I was delighted to attend the Get Writing Conference at the weekend as a delegate/author. Organised by Veralum Writers, the conference has grown each year and now attracts some amazing speakers and workshop leaders. I attended two workshops: comedy sketch writing with Mark Keegan and writing historical fiction with Emma Darwin. Both were hugely helpful and I now feel fired up to have a go at both disciplines while their excellent advice is still ringing in my ears. The great thing about writing children’s fiction is that you can encompass so many genres and styles. So watch out for a historical crime comedy thriller picture book in the distant future!
Here’s some pointers I picked up during the day (which also included talks and panels) that I hope will be useful to you too.
- Some people read a book a day, and two at the weekend (lizlovesbooks.com).
- Psychic distance is a thing and it’s rather useful (thisitchofwriting.com).
- Writers love cake. Not a tip, but it helps to know you are not alone.
- Successful comedy sketches are often about subverting the balance of power between the characters.
- You don’t have to be a ‘plotster’ (planning) or a ‘pantser’ (not planning) – there is a middle way. You need to choose the route that works for you.
- The British love a bit of wordplay, ambiguity and, of course, innuendo.

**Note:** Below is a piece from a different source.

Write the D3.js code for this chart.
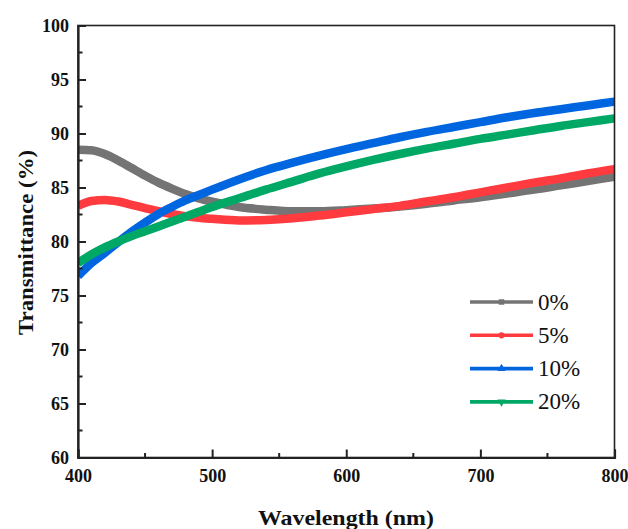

- Research before or after writing, not during (unless it’s crucial).
- BBC Writers Room is an oft-recommended resource and for good reason.

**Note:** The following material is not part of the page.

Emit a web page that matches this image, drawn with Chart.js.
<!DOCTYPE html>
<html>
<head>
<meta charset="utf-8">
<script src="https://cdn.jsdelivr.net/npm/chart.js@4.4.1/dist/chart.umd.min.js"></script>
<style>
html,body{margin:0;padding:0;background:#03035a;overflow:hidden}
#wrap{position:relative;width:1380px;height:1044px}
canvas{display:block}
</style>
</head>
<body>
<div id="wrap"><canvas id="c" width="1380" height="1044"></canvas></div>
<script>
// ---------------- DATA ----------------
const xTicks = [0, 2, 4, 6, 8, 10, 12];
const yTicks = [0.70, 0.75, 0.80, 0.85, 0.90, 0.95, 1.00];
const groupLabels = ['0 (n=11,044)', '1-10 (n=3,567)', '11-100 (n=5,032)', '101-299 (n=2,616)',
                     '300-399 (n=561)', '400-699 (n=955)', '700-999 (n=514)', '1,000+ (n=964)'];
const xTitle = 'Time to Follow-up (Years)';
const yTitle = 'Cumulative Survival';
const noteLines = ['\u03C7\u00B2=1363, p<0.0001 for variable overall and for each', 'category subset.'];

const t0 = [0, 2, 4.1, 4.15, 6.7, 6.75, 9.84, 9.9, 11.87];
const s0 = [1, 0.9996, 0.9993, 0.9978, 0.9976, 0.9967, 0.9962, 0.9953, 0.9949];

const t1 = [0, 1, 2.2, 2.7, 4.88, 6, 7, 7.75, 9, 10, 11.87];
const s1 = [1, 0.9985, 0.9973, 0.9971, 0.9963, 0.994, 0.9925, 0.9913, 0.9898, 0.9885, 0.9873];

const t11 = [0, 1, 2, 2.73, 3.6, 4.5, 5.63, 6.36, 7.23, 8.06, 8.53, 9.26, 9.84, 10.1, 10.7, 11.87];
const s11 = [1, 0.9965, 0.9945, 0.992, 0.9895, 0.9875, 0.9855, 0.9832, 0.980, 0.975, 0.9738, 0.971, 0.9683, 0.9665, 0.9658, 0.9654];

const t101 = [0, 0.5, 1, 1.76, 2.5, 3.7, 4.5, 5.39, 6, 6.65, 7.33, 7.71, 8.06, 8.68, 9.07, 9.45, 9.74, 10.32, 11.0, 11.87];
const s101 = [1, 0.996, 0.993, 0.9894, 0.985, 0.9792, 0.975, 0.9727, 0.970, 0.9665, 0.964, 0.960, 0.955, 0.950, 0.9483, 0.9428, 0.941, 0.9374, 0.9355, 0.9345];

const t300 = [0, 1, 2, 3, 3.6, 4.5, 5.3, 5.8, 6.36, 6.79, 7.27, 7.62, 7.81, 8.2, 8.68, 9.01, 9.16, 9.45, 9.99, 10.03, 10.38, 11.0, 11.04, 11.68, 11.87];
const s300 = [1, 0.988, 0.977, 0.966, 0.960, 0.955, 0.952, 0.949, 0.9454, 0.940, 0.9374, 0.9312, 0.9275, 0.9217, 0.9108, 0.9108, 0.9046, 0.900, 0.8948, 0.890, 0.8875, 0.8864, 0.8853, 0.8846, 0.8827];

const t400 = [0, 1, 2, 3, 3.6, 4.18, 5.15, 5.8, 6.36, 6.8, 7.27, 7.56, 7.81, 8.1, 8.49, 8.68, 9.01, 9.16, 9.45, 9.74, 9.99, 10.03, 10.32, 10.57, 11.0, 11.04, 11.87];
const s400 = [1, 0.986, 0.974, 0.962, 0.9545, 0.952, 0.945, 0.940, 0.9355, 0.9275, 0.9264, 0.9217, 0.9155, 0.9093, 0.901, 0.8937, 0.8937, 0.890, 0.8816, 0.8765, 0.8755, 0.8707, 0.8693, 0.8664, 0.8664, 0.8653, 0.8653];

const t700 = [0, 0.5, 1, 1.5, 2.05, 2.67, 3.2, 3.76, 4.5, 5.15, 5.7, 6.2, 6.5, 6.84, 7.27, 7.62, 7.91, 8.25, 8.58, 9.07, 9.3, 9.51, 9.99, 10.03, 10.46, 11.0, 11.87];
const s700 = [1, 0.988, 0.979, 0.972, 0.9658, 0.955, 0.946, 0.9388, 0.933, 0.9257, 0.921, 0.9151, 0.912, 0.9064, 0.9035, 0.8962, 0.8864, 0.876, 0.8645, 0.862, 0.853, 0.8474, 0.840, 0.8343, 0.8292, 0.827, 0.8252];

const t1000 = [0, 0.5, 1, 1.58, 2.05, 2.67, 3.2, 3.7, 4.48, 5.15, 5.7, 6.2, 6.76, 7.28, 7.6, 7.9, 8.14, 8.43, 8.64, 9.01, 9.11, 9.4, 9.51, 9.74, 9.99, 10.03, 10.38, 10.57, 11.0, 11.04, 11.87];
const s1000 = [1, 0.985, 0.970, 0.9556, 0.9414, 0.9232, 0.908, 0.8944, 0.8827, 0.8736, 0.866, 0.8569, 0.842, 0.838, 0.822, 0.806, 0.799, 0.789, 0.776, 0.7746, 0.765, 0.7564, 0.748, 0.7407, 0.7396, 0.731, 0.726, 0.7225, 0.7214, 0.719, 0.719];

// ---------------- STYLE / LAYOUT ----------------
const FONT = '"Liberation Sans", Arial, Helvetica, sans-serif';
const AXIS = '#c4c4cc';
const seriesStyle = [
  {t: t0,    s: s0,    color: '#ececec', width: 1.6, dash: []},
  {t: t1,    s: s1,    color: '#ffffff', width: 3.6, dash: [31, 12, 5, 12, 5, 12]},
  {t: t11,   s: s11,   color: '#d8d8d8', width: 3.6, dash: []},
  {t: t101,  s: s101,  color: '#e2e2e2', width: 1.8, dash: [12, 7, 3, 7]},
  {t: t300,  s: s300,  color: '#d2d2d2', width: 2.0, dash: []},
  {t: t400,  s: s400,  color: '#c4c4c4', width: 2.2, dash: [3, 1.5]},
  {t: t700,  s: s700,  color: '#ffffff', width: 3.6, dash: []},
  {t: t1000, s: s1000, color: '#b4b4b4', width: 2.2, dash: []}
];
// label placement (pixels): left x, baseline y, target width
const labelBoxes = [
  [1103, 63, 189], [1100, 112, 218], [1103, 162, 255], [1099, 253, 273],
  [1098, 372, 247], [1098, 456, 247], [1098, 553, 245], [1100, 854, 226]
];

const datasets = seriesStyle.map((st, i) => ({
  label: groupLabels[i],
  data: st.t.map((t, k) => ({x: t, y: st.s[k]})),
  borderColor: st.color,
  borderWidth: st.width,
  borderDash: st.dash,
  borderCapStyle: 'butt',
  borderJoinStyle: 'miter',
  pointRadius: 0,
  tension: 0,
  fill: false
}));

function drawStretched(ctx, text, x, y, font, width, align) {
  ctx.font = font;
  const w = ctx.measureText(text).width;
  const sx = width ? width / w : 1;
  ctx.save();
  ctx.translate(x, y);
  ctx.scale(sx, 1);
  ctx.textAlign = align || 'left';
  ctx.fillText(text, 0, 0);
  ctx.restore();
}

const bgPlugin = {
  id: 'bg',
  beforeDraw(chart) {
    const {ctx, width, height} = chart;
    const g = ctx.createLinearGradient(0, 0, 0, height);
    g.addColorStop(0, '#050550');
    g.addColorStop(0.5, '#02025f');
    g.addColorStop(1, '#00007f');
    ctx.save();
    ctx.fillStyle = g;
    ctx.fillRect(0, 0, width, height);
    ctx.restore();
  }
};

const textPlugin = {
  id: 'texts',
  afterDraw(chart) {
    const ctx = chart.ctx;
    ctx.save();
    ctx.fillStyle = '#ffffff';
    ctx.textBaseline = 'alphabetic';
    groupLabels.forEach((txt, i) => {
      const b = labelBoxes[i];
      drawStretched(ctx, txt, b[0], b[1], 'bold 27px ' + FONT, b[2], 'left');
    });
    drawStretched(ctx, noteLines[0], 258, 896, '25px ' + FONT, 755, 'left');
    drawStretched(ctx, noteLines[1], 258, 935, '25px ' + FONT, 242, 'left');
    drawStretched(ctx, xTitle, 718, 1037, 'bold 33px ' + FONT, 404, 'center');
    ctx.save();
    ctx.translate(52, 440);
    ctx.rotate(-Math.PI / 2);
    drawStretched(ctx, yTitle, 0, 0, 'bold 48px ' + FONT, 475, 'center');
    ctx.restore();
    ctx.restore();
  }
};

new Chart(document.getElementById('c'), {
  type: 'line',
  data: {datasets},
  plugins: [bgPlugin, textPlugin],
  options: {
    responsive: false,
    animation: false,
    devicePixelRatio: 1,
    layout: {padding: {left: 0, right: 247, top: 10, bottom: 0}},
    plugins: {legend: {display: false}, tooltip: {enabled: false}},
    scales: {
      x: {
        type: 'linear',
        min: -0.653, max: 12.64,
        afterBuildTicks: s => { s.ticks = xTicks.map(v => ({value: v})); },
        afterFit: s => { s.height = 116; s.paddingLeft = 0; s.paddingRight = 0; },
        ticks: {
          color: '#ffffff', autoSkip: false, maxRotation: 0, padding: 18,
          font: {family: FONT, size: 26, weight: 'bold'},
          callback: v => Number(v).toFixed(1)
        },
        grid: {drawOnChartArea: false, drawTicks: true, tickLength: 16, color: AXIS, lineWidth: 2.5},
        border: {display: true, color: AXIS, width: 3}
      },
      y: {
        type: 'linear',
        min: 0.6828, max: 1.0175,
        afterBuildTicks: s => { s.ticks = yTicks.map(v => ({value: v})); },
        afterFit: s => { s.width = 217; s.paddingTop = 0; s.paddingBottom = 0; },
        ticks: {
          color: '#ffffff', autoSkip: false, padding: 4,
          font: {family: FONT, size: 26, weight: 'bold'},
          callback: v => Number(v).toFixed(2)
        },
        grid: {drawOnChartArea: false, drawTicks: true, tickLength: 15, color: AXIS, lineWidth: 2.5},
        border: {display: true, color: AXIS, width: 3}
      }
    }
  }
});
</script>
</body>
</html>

- Don’t blog unless you enjoy it. But if you do, it can help open doors.
- Use Google Scholar to search for academic articles about your chosen subject.
- Notice what your character notices – look through their eyes, not your own.
- Comedy can have dark undertones.
- Don’t sweat about the synopsis. Shock horror – half the time agents don’t even read them! Even if they do, it can be just a quick glance to make sure you’ve got the story in hand. Your letter and sample chapters are much more important.
- Use escalation to take your comedy sketch from mundane to ridiculous (in a good way).
- Watch Andrew Stanton’s Ted talk – The Clues to a Great Story.
- Go to writing conferences. Attend workshops. Keep on learning. Keep on writing.